Your instructions ▸ Reproduce each line bearing the word "with".

Supplied data ▸
• • •
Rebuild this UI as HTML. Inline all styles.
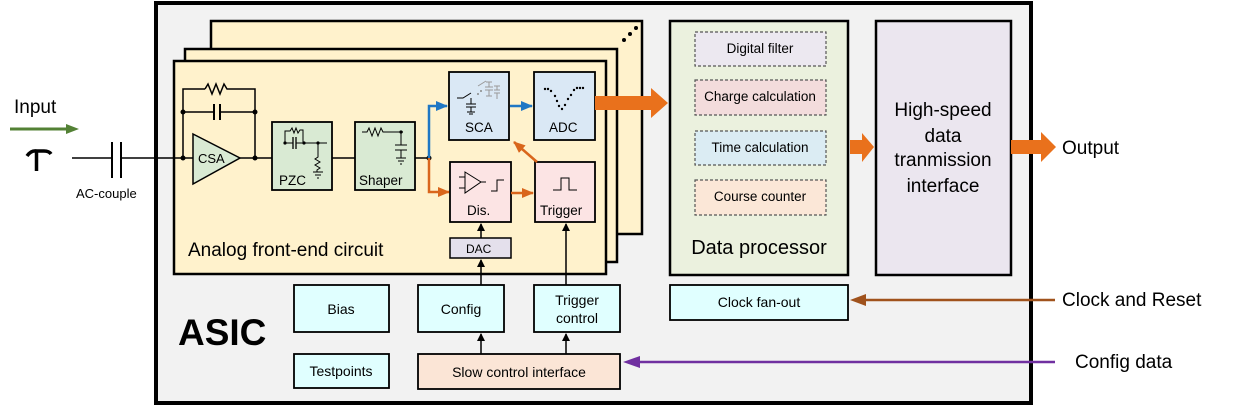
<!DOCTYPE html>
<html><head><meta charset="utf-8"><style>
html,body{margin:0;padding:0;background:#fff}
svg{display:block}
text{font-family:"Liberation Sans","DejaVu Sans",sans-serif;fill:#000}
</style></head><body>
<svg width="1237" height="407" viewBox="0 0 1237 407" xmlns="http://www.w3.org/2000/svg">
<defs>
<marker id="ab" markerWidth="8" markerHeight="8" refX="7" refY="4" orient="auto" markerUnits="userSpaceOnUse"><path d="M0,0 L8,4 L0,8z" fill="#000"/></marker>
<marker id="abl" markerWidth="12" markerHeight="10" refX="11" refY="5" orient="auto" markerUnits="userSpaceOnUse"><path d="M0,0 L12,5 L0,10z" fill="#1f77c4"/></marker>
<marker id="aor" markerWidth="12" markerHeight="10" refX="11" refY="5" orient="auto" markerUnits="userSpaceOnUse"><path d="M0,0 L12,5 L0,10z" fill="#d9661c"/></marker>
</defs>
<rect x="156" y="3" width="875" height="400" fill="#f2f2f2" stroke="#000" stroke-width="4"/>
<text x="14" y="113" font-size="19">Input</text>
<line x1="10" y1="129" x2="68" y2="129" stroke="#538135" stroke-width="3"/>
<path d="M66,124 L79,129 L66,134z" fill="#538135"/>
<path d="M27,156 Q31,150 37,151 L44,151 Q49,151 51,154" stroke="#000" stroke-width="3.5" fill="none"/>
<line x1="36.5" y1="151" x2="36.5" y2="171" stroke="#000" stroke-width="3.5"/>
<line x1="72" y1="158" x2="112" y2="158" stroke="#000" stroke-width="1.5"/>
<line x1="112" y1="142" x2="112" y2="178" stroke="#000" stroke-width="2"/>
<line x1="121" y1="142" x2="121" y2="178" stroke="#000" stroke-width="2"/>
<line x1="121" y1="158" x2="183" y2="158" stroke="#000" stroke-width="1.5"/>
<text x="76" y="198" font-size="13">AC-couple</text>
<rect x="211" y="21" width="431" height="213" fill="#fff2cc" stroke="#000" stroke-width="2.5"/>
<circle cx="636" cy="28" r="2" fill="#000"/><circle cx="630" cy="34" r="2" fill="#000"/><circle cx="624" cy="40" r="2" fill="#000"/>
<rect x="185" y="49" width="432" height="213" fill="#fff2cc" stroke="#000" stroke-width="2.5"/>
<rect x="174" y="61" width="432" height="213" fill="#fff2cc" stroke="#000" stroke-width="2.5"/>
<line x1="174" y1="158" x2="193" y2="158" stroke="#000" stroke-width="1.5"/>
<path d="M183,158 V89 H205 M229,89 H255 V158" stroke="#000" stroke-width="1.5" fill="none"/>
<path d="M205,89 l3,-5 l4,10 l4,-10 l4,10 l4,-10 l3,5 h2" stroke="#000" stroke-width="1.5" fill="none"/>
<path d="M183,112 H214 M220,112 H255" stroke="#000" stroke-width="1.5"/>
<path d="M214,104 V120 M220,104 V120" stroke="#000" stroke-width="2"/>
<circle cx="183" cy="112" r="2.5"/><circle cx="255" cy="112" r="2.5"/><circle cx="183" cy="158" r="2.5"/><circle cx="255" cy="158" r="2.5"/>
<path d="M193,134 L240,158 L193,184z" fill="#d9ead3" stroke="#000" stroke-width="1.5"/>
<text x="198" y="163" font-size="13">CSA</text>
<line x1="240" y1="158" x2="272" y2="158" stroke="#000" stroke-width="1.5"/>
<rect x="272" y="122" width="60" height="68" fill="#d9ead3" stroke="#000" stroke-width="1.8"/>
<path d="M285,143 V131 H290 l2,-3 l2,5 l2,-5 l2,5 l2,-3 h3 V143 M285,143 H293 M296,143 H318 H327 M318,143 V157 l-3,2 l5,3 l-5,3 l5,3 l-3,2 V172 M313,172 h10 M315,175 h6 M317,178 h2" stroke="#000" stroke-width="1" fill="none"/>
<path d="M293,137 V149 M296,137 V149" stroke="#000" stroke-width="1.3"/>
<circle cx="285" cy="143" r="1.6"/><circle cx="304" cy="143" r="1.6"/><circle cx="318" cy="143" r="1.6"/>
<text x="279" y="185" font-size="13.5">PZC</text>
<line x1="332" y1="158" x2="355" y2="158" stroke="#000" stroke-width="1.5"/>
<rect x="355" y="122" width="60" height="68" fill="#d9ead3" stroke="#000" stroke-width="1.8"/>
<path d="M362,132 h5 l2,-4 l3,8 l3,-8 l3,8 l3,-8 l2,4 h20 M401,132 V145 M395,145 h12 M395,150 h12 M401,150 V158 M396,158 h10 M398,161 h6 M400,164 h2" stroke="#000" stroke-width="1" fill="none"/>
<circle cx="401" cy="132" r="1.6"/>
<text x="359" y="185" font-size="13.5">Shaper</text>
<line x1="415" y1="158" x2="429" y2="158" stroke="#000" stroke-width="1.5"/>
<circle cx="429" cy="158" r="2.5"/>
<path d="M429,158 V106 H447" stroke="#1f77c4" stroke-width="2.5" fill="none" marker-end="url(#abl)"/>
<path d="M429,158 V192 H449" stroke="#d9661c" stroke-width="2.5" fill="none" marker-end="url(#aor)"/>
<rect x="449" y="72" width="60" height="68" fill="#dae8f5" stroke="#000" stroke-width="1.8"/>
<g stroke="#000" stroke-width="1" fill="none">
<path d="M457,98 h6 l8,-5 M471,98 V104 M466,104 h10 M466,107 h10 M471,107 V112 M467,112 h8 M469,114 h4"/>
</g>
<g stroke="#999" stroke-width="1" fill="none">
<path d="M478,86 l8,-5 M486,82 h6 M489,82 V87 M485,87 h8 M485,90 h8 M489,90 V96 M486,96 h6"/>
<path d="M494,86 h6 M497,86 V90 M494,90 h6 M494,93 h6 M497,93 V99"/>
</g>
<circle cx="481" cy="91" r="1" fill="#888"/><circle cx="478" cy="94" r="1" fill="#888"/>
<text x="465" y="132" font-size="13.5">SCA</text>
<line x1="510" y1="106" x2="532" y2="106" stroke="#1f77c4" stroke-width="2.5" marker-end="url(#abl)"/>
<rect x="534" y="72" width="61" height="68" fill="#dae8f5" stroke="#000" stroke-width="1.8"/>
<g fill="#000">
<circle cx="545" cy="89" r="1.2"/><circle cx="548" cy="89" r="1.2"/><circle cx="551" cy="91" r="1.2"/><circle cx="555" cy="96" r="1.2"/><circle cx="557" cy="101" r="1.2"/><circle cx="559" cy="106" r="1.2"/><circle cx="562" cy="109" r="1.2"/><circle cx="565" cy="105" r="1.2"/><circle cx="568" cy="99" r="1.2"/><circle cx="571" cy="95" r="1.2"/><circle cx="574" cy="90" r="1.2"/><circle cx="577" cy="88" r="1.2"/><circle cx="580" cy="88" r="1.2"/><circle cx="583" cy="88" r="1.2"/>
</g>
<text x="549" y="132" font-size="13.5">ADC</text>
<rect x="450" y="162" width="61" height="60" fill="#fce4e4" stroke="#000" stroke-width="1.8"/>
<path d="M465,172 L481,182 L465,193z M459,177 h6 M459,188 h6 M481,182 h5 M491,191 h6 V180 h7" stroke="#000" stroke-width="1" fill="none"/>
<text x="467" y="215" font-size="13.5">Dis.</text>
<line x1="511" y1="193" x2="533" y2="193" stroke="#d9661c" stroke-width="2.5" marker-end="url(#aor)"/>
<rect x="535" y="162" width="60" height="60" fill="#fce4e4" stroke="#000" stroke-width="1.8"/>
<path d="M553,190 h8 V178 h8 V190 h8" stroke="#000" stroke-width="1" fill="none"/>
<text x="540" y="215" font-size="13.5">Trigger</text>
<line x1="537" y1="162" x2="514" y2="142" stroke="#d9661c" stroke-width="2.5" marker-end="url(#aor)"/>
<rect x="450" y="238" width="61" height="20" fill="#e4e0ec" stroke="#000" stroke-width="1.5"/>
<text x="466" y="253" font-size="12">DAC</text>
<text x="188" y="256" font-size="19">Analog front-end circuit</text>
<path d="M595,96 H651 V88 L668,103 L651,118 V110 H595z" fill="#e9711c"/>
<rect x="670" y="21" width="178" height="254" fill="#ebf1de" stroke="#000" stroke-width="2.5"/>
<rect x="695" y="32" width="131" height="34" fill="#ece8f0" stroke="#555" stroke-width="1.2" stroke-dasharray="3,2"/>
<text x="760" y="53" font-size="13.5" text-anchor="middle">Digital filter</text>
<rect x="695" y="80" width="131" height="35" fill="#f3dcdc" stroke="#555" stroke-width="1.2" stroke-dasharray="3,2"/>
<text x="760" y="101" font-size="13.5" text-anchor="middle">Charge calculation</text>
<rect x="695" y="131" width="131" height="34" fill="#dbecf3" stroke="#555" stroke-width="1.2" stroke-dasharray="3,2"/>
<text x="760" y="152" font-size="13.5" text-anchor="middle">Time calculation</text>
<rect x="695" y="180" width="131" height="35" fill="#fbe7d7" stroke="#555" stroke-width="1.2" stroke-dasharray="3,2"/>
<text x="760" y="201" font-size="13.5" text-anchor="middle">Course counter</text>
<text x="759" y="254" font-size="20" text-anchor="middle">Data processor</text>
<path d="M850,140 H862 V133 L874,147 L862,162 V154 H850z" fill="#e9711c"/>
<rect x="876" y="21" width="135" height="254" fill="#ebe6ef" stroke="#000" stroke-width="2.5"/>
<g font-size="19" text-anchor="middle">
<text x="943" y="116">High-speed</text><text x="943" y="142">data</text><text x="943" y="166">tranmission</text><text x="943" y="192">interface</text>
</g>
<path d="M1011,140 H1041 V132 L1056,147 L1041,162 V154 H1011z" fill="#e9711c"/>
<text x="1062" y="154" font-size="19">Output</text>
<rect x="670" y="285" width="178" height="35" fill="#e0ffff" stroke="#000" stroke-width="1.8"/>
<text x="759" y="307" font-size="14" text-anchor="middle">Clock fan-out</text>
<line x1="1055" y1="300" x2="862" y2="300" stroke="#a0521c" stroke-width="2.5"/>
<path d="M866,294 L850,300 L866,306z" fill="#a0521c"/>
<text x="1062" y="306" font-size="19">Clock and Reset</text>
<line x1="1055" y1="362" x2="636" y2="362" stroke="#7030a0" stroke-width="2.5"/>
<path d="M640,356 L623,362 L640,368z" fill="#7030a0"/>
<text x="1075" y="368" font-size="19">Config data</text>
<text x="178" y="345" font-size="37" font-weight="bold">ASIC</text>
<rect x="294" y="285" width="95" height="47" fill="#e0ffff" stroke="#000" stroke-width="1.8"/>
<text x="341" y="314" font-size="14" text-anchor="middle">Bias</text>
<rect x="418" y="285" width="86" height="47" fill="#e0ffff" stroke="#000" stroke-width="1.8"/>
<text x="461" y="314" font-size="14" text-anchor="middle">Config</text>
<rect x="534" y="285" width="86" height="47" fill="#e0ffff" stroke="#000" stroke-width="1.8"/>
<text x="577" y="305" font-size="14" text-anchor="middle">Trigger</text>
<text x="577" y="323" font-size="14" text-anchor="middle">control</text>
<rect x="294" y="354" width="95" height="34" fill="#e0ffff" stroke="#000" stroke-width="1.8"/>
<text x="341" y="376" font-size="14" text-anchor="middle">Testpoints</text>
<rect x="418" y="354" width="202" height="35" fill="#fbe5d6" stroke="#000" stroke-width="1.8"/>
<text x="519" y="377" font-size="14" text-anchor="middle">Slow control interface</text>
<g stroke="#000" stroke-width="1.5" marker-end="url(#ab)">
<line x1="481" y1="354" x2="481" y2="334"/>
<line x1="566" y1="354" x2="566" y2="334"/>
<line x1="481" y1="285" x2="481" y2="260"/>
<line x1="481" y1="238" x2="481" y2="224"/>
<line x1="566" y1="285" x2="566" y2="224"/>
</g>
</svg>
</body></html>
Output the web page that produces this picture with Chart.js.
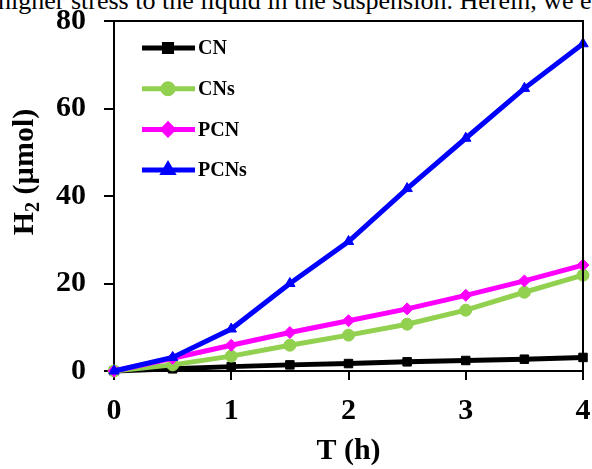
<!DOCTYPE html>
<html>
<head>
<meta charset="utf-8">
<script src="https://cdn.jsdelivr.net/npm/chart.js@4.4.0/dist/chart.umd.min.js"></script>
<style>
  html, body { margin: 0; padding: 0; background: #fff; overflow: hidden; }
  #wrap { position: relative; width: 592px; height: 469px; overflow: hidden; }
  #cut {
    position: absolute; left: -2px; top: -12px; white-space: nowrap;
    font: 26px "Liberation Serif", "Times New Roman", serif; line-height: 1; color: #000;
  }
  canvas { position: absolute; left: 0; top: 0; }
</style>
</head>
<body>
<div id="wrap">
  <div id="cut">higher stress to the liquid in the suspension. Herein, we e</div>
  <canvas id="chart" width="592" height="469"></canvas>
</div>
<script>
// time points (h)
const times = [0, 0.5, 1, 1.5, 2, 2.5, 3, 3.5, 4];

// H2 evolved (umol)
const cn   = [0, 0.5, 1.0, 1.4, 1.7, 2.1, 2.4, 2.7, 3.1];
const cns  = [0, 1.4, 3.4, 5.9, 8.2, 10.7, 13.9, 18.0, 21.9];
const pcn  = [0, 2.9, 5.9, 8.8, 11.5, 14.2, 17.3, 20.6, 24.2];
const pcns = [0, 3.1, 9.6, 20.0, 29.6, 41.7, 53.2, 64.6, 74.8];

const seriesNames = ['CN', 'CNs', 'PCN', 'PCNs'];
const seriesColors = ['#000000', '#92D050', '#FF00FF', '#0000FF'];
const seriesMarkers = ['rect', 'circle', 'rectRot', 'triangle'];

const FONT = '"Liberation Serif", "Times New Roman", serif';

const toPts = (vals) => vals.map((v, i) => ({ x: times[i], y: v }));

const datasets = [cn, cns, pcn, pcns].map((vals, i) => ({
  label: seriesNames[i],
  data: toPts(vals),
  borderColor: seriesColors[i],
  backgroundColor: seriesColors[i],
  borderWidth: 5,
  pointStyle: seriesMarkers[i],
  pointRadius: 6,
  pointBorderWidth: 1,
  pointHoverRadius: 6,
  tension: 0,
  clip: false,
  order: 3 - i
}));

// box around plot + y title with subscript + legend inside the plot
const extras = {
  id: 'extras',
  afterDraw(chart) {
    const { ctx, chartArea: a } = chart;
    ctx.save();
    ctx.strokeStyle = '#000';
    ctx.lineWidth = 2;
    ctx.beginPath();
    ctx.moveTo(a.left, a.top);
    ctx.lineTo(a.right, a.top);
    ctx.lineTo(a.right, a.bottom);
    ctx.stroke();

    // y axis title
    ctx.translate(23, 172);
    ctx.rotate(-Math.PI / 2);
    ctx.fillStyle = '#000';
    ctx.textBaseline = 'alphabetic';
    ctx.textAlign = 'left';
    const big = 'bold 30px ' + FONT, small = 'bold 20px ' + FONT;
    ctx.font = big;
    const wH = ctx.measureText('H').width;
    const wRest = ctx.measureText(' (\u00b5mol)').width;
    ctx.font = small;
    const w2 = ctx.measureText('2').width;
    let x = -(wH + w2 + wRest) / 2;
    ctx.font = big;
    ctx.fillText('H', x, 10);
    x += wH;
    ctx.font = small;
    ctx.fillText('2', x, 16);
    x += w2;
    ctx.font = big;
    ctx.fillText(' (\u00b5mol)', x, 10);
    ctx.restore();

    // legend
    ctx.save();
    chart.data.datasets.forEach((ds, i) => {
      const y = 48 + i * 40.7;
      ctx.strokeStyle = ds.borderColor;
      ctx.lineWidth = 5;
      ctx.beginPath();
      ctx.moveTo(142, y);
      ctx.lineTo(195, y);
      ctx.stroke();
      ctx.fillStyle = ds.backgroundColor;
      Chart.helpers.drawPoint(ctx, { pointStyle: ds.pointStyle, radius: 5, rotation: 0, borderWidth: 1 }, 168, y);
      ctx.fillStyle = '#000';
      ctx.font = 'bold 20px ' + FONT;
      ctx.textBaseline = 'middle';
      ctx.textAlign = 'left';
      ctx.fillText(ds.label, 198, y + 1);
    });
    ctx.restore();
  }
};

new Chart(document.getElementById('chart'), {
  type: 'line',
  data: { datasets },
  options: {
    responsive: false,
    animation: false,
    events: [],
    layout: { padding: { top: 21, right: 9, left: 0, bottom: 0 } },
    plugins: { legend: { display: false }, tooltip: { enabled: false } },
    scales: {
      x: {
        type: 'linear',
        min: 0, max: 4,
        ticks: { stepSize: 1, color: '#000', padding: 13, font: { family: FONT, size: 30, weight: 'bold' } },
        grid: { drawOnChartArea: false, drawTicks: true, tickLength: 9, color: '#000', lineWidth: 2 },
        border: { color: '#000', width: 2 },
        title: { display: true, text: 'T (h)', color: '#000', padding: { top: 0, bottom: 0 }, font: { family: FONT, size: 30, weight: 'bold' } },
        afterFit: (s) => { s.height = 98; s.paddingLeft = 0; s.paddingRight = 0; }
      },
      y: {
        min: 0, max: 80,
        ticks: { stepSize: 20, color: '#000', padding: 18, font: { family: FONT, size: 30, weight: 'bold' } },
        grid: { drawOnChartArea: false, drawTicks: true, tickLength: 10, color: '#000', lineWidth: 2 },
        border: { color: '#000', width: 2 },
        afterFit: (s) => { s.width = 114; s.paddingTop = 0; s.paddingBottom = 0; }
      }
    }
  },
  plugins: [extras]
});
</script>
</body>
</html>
• • •
Expected answer ▸
Output the web page that produces this picture with Chart.js.
// box around plot + y title with subscript + legend inside the plot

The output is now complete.